→ **Collection entries**:

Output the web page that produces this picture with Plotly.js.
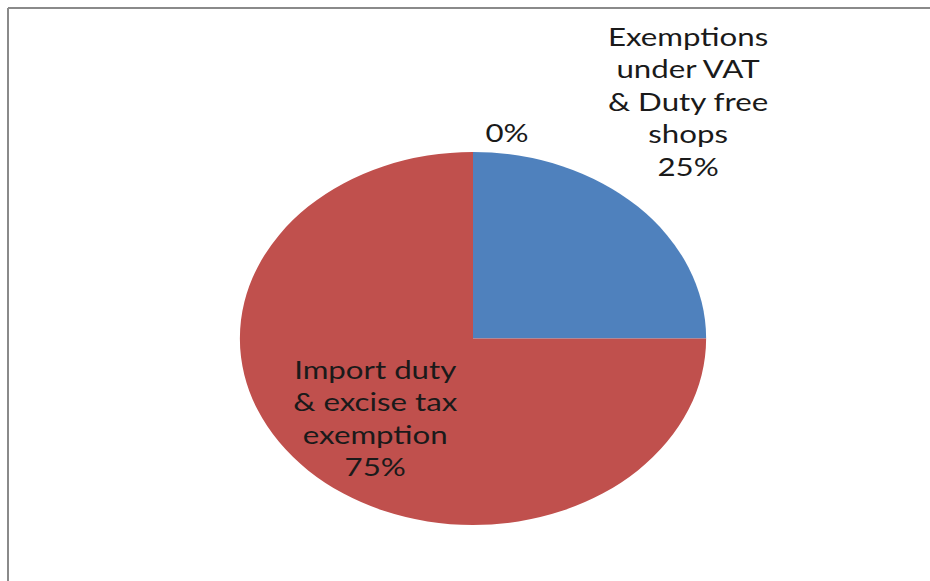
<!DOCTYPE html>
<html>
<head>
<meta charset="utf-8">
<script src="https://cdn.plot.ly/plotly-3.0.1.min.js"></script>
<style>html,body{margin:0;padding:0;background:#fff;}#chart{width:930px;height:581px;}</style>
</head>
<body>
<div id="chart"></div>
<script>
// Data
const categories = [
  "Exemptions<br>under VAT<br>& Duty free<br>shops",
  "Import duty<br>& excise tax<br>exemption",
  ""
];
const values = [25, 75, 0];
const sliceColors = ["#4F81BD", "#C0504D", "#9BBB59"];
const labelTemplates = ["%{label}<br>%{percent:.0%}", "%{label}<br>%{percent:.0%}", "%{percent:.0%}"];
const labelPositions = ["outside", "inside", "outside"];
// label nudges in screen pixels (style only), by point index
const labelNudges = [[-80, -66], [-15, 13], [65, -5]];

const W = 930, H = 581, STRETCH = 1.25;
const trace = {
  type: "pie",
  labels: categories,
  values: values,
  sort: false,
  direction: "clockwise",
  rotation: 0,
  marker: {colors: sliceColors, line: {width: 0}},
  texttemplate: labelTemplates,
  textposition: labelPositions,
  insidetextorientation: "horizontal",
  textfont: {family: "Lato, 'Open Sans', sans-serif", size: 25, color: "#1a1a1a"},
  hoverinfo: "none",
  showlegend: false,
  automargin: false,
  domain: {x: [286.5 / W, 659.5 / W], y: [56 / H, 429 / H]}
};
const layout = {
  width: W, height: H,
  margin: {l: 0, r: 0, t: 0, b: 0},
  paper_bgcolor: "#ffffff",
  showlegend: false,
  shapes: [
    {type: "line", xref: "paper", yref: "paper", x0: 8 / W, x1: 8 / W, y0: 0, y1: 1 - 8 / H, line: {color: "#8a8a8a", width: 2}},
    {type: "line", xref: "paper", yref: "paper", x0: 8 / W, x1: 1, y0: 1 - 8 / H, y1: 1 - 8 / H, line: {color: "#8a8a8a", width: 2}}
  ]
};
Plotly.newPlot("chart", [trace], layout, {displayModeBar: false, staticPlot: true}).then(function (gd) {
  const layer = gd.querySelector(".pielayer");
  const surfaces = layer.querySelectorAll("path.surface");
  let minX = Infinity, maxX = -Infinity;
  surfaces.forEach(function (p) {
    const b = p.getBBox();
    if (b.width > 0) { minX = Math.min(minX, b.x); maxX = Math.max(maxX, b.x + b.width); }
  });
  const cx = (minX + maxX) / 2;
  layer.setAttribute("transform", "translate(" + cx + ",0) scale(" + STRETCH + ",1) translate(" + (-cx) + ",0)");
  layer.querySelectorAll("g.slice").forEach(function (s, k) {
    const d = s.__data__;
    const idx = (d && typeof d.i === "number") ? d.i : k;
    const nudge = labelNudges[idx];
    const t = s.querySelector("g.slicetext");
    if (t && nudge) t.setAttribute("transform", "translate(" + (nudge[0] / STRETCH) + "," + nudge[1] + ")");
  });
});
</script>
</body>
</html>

---

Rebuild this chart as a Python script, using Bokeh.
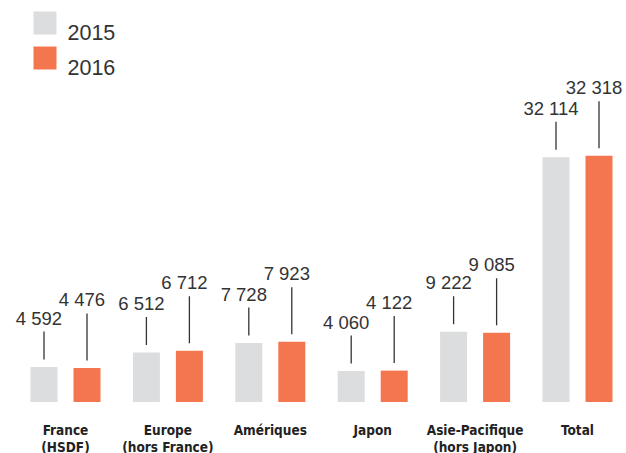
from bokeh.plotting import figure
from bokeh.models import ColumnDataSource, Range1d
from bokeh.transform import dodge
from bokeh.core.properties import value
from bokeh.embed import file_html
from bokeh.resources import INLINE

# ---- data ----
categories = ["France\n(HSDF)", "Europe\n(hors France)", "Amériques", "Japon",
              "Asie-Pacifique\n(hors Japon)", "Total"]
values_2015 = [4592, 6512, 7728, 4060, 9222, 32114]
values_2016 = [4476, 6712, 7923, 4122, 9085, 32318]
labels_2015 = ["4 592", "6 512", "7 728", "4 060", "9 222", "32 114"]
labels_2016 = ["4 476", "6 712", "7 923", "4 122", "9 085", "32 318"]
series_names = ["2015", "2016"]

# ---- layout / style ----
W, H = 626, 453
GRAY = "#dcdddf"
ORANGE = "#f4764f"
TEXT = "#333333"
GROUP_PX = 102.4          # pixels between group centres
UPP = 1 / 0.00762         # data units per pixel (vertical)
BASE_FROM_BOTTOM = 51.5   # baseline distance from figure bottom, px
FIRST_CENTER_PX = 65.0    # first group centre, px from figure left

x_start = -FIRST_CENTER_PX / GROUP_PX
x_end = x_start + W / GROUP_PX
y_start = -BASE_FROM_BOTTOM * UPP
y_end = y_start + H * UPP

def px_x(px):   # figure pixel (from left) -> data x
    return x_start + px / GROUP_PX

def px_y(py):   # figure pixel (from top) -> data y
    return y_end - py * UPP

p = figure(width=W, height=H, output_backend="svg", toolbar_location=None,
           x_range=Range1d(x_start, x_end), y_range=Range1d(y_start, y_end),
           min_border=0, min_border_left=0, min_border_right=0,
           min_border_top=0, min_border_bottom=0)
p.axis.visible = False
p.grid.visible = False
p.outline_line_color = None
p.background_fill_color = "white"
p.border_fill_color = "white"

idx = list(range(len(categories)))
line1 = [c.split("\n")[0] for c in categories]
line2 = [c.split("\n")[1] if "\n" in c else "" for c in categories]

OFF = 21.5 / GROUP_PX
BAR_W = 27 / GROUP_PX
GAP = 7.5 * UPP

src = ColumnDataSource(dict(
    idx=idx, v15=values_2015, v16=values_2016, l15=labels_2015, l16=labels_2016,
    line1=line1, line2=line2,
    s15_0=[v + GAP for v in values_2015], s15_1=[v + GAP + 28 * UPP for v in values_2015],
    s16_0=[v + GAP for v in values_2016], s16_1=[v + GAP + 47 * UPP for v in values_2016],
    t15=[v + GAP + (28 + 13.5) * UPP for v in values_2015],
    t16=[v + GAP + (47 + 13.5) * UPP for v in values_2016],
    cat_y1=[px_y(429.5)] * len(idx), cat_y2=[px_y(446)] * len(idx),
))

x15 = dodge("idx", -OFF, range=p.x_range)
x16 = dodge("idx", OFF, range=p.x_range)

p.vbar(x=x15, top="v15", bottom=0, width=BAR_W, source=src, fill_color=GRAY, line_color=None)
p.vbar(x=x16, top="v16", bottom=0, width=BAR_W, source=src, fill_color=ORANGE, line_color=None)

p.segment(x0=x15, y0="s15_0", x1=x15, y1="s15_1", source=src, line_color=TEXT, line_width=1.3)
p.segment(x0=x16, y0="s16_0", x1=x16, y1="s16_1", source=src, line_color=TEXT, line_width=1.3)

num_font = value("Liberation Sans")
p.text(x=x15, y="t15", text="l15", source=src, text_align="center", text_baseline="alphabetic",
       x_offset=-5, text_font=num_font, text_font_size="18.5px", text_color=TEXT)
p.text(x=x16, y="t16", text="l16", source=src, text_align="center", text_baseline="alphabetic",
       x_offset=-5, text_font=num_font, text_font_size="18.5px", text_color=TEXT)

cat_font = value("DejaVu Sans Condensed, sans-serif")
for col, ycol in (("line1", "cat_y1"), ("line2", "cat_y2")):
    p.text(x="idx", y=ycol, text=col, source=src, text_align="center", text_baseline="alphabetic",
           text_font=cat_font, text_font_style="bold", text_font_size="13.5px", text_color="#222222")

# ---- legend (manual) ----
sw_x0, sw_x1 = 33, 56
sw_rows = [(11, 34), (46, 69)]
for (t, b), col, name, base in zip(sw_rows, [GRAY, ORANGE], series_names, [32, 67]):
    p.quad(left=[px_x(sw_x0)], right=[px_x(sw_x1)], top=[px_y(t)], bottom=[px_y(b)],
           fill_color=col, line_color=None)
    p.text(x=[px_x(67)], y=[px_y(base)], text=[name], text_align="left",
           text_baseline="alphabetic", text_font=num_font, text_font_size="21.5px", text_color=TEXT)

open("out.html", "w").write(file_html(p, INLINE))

→ **GOAL**:
State, as a number only, how many lines in the entries include "script".

→ **EXERCISE SOLUTION**:
4